Daniel Romeike, 13, does school work at his home Friday, March 13, 2009 in Morristown, Tenn. Uwe Romeike and his wife Hannalore have moved their family into a modest duplex home while they seek political asylum because they say they were persecuted for their religious beliefs by home-schooling their young children in Germany. School attendance is compulsory there and educating children at home is not allowed. (AP Photo/Wade Payne)MORRISTOWN, Tenn.
Home schooling is so important to Uwe Romeike that the classically trained pianist sold his beloved grand pianos in order to pay for his wife and five children to move from Germany to the Smoky Mountain foothills of Tennessee.
Mr. Romeike, wife Hannelore, and their children live in a modest duplex about 40 miles northeast of Knoxville while they seek political asylum. They say they were persecuted for their evangelical Christian beliefs and home schooling their children in Germany, where school attendance is compulsory.
When the Romeikes wouldn’t comply with repeated orders to send the children to school, police came to their home one October morning in 2006 and took the children, crying and upset, to school.
“We tried not to open the door, but [police] kept ringing the doorbell for 15 or 20 minutes,” Mr. Romeike said. “They called us by phone and spoke on the answering machine and said they would knock open the door if we didn’t open it. So I opened it.”
Mr. Romeike, like many conservative parents in the U.S., said he wanted to teach his own children because his children’s German school textbooks contained language and ideas that conflicted with his family’s values.
He had to pay fines equivalent to hundreds of dollars for his decision, and he’s afraid that if he returns to Germany, police will arrest him and government authorities will take away his children, who range in age from 11 to 3.
The Romeike asylum case is expected to go before an immigration judge in Memphis on Thursday, according to Michael Donnelly, an attorney with the Home School Legal Defense Association, which is representing the family.
Bernadette Meyler, a Cornell Law School professor who has studied differences in religious liberty between the U.S. and Europe, said she’s never heard of another case like this in the U.S.
Ana Santiago, a regional spokeswoman for U.S. Bureau of Citizenship and Immigration Services, said the agency is barred from discussing specific political asylum cases and doesn’t keep track of the reasons asylum is granted.
Mr.

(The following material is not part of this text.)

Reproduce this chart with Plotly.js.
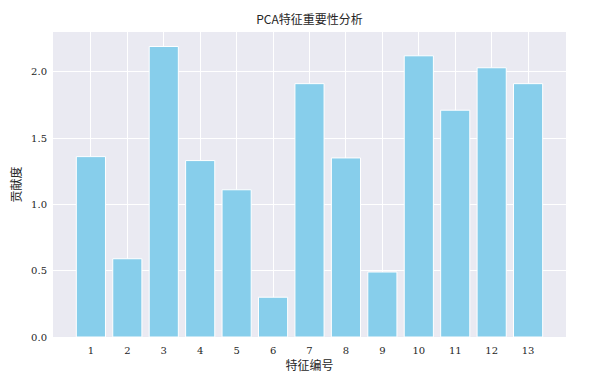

Donnelly says the Romeikes saw more freedom to home-school in the U.S.
“Germany sticks out in the midst of Western Europe for having this harsh repression against parents,” Mr. Donnelly said. “They have this notion that home school creates this parallel society, and they deem that as dangerous.”
Lutz Gorgens, German consul general for the southeastern U.S., said he’s not familiar with the Romeikes’ specific situation, but thinks the claim of persecution is “far-fetched.” He defended Germany’s requirements for public education.
“For reasons deeply rooted in history and our belief that only schools properly can ensure the desired level of excellent education, we [Germans] go a little bit beyond that path which other countries have chosen,” Mr. Gorgens said.
Germany’s approach to home schooling differs starkly from the U.S. and other European countries. Home-school students have been growing by an estimated 8 percent annually in the U.S. and as of 2007 totaled about 1.5 million. Germany, with more than one-quarter the population of the U.S., has just an estimated 500 children taught at home.